We will apply the ratio test here by computing the limit of the ratio between two consecutive terms: \[ \lim_{k \to \infty} \frac{ \frac{x^{k+1}}{(k+1)!} }{ \frac{x^k}{k!} } = \lim_{k \to \infty} \frac{ \frac{x}{(k+1)!} }{ \frac{1}{k!} } = \lim_{k \to \infty} \frac{ x }{ k } = 0 \] for any given $x$.
By the ratio test, we can conclude that this series converges for any given $x$ value. Therefore the radius of convergence is $\infty$.
The set of real numbers for which the series converge form a interval, and it is called the interval of convergence of the power series.
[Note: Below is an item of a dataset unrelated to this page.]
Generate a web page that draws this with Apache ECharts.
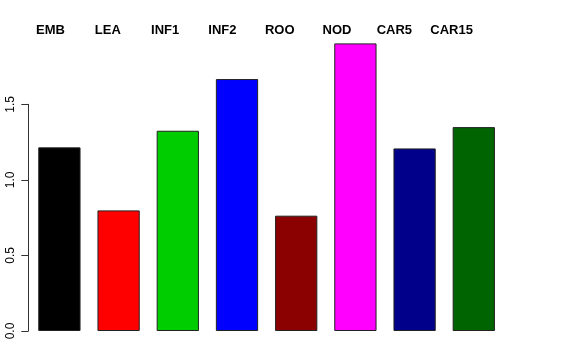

Within this interval of convergence, power series having the same center can be manipulated algebraically, e.g., they can be added, and multiplied.
For example, \begin{align*} \sum_{k=0} b_k (x-a)^k + \sum_{k=0} c_k (x-a)^k &= \sum_{k=0} (b_k + c_k) (x-a)^k \\ b \cdot \sum_{k=0} c_k (x-a)^k &= \sum_{k=0} b c_k (x-a)^k \end{align*}
When the interval of convergence consists of more than one number, within this interval, the power series defines a function that is continuous and differentiable. Indeed, we can show that all derivatives of this function exists and are continuous in that interval.
This also means, within their interval of convergence, power series can be differentiated and integrated term by term.
\[ \frac{d}{dx} \sum_{k=0}^\infty c_k (x-a)^k = \sum_{k=0}^\infty \frac{d}{dx} \left[ c_k (x-a)^k \right] = \sum_{k=1}^\infty c_k k (x-a)^{k-1} \]
\[ \int \sum_{k=0}^\infty c_k (x-a)^k = \sum_{k=0}^\infty \int \left[ c_k (x-a)^k \right] = \sum_{k=0}^\infty c_k \frac{(x-a)^{k+1}}{k+1} \]
Functions given by power series are called analytic functions.
Many familiar functions in calculus are analytic. For Example, \begin{align*} e^x &= \sum_{k=0}^\infty \frac{x^k}{k!} & \ln(1+x) &= \sum_{k=1}^\infty \frac{ (-1)^{k-1} }{k} x^k & \\ \cos(x) &= \sum_{k=0}^\infty \frac{(-1)^k x^{2k}}{(2k)!} & \sin(x) &= \sum_{k=0}^\infty \frac{(-1)^k x^{2k+1}}{(2k+1)!} \end{align*} (we will learn how to compute them soon.)
Historically, power series are the main weapons for mathematicians for a long time. It is likely that mathematicians thought that all "reasonable" functions are analytic. This assumption turn out to be quite wrong. Nonetheless, power series remain extremely useful in applied mathematics.